Elevated concentrations of DHEAS may indicate an adrenal cancer, or adrenal hyperplasia. Increased concentrations of DHEAS are not diagnostic of a specific condition; they usually indicate the need for further testing to pinpoint the cause of the hormone imbalance.
Is there anything else I should know?
DHEAS concentrations are normally high in both male and female newborns. They drop sharply shortly after birth, then rise again during puberty. DHEAS concentrations peak between the ages of 18 to 30 years and then slowly decline with age.
People taking DHEA supplements will have elevated blood concentrations of DHEAS.
Why doesn't my sample for a DHEAS level have to be taken in the morning?
DHEAS concentrations are stable and not affected by time of day, meals or activity so your sample may be collected any time of day.
Does everyone with elevated DHEAS have symptoms?

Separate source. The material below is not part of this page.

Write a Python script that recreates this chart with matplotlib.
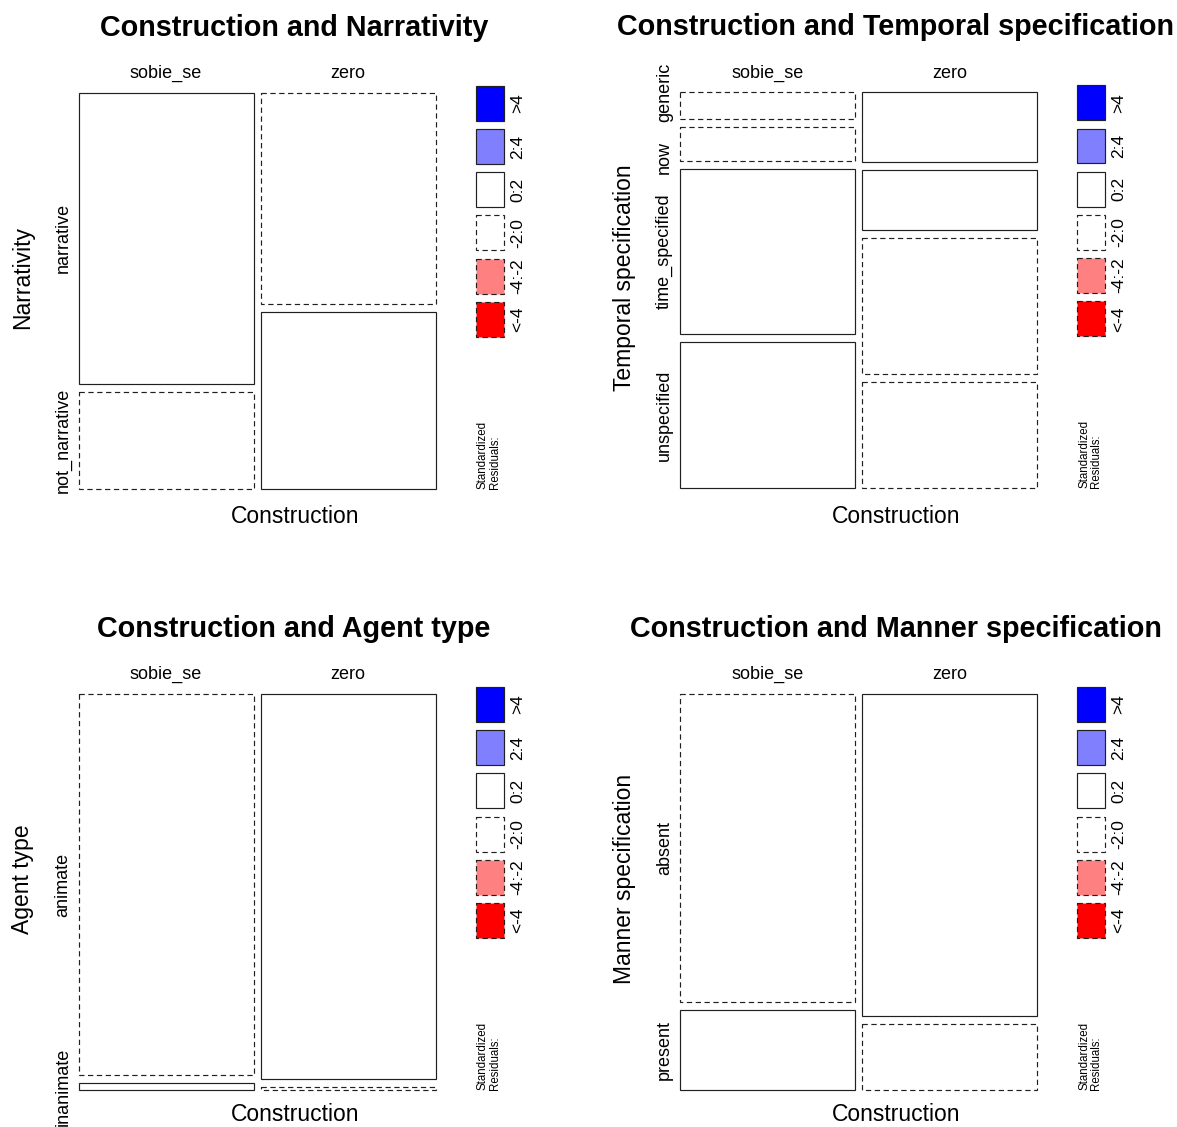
import matplotlib
import matplotlib.pyplot as plt
from matplotlib.patches import Rectangle

matplotlib.use("Agg")
plt.rcParams["font.family"] = ["Liberation Sans", "DejaVu Sans"]

# Figure size in pixels (dpi 100)
W, H = 1177, 1127

# ---- data (shares within each construction) ----
construction = ["sobie_se", "zero"]
construction_share = [0.5, 0.5]

narrativity_levels = ["narrative", "not_narrative"]
narrativity_sobie_se = [0.750, 0.250]
narrativity_zero = [0.545, 0.455]
narrativity_resid_sobie_se = [1.1, -1.6]
narrativity_resid_zero = [-1.1, 1.6]

temporal_levels = ["generic", "now", "time_specified", "unspecified"]
temporal_sobie_se = [0.073, 0.089, 0.446, 0.392]
temporal_zero = [0.188, 0.161, 0.366, 0.285]
temporal_resid_sobie_se = [-1.5, -1.0, 0.6, 0.8]
temporal_resid_zero = [1.5, 1.0, -0.6, -0.8]

agent_levels = ["animate", "inanimate"]
agent_sobie_se = [0.983, 0.017]
agent_zero = [0.991, 0.009]
agent_resid_sobie_se = [-0.1, 0.6]
agent_resid_zero = [0.1, -0.6]

manner_levels = ["absent", "present"]
manner_sobie_se = [0.795, 0.205]
manner_zero = [0.830, 0.170]
manner_resid_sobie_se = [-0.3, 0.6]
manner_resid_zero = [0.3, -0.6]

legend_labels = [">4", "2:4", "0:2", "-2:0", "-4:-2", "<-4"]

# ---- styling ----
SHADE_COLORS = ["#0000FF", "#8080FF", "#FFFFFF", "#FFFFFF", "#FF8080", "#FF0000"]
SHADE_DASHED = [False, False, False, True, True, True]
DASH = (0, (4.5, 3))
LW = 0.85

MOS_W, MOS_H = 357.0, 396.0  # mosaic area in px
GAP_X, GAP_Y = 7.0, 8.0


def shade_index(r):
    if r > 4:
        return 0
    if r > 2:
        return 1
    if r > 0:
        return 2
    if r > -2:
        return 3
    if r > -4:
        return 4
    return 5


def fx(x):
    return x / W


def fy(y):
    return 1 - y / H


fig = plt.figure(figsize=(W / 100, H / 100), dpi=100)
fig.patch.set_facecolor("white")


def spread(centers, halves, pad):
    # push neighbouring level labels apart until they no longer overlap
    c = list(centers)
    for _ in range(100):
        moved = False
        for k in range(len(c) - 1):
            need = halves[k] + halves[k + 1] + pad
            gap = c[k + 1] - c[k]
            if gap < need - 1e-6:
                d = (need - gap) / 2
                c[k] -= d
                c[k + 1] += d
                moved = True
        if not moved:
            break
    return c


def draw_panel(left, top, title, ylabel, levels, shares, resids, xlab_off=430.5):
    ax = fig.add_axes([fx(left), fy(top + MOS_H), MOS_W / W, MOS_H / H])
    ax.set_xlim(0, 1)
    ax.set_ylim(1, 0)
    ax.axis("off")

    gx = GAP_X / MOS_W
    gy = GAP_Y / MOS_H
    usable_w = 1 - gx * (len(construction) - 1)
    tot_w = sum(construction_share)
    x = 0.0
    first_centers = []
    for j, name in enumerate(construction):
        w = construction_share[j] / tot_w * usable_w
        usable_h = 1 - gy * (len(levels) - 1)
        tot_h = sum(shares[j])
        y = 0.0
        for i, lev in enumerate(levels):
            h = shares[j][i] / tot_h * usable_h
            k = shade_index(resids[j][i])
            ax.add_patch(Rectangle((x, y), w, h, facecolor=SHADE_COLORS[k],
                                   edgecolor="#202020", lw=LW,
                                   linestyle=DASH if SHADE_DASHED[k] else "-",
                                   clip_on=False))
            if j == 0:
                first_centers.append(y + h / 2)
            y += h + gy
        fig.text(fx(left + (x + w / 2) * MOS_W), fy(top - 14.8), name,
                 ha="center", va="baseline", fontsize=13)
        x += w + gx

    # level labels on the left
    renderer = fig.canvas.get_renderer()
    txts = []
    for lev, c in zip(levels, first_centers):
        t = fig.text(fx(left - 15.5), fy(top + c * MOS_H), lev, rotation=90,
                     ha="center", va="center", fontsize=13)
        txts.append(t)
    halves = [t.get_window_extent(renderer).height / 2 for t in txts]
    centers = spread([top + c * MOS_H for c in first_centers], halves, 19)
    for t, c in zip(txts, centers):
        t.set_y(fy(c))

    # titles and axis labels
    fig.text(fx(left + 215.5), fy(top - 57), title, ha="center",
             va="baseline", fontsize=20.7, fontweight="bold")
    fig.text(fx(left + 216.5), fy(top + xlab_off), "Construction", ha="center",
             va="baseline", fontsize=16.5)
    fig.text(fx(left - 55.5), fy(top + 185), ylabel, rotation=90,
             ha="center", va="center", fontsize=16.5)

    # shading legend
    lax = fig.add_axes([fx(left + 397), fy(top - 7 + 251), 28 / W, 251 / H])
    lax.set_xlim(0, 1)
    lax.set_ylim(len(legend_labels) - 0.19, 0)
    lax.axis("off")
    for i, lab in enumerate(legend_labels):
        lax.add_patch(Rectangle((0, i), 1, 0.81, facecolor=SHADE_COLORS[i],
                                edgecolor="#202020", lw=LW,
                                linestyle=DASH if SHADE_DASHED[i] else "-",
                                clip_on=False))
        lax.text(1.5, i + 0.405, lab, rotation=90, ha="center", va="center",
                 fontsize=12.5)
    fig.text(fx(left + 410.5), fy(top + MOS_H), "Standardized\nResiduals:",
             rotation=90, ha="center", va="bottom", fontsize=8.3,
             multialignment="left", linespacing=1.0)


draw_panel(78.5, 92.8, "Construction and Narrativity", "Narrativity",
           narrativity_levels,
           [narrativity_sobie_se, narrativity_zero],
           [narrativity_resid_sobie_se, narrativity_resid_zero])
draw_panel(680.0, 92.3, "Construction and Temporal specification",
           "Temporal specification", temporal_levels,
           [temporal_sobie_se, temporal_zero],
           [temporal_resid_sobie_se, temporal_resid_zero])
draw_panel(78.5, 694.0, "Construction and Agent type", "Agent type",
           agent_levels,
           [agent_sobie_se, agent_zero],
           [agent_resid_sobie_se, agent_resid_zero], xlab_off=427.0)
draw_panel(680.0, 694.0, "Construction and Manner specification",
           "Manner specification", manner_levels,
           [manner_sobie_se, manner_zero],
           [manner_resid_sobie_se, manner_resid_zero], xlab_off=427.0)

fig.savefig("out.png", dpi=100, facecolor="white")
plt.close(fig)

Not necessarily. It may be difficult to determine when adult men have elevated concentrations of DHEAS (since they already have masculine secondary sexual characteristics) and women of some ethnic groups (for example Asian women) may have elevated concentrations of testosterone and DHEAS without exhibiting symptoms such as excess hair growth or acne. Also, it should be noted that the symptoms present, and their severity, will vary from person to person.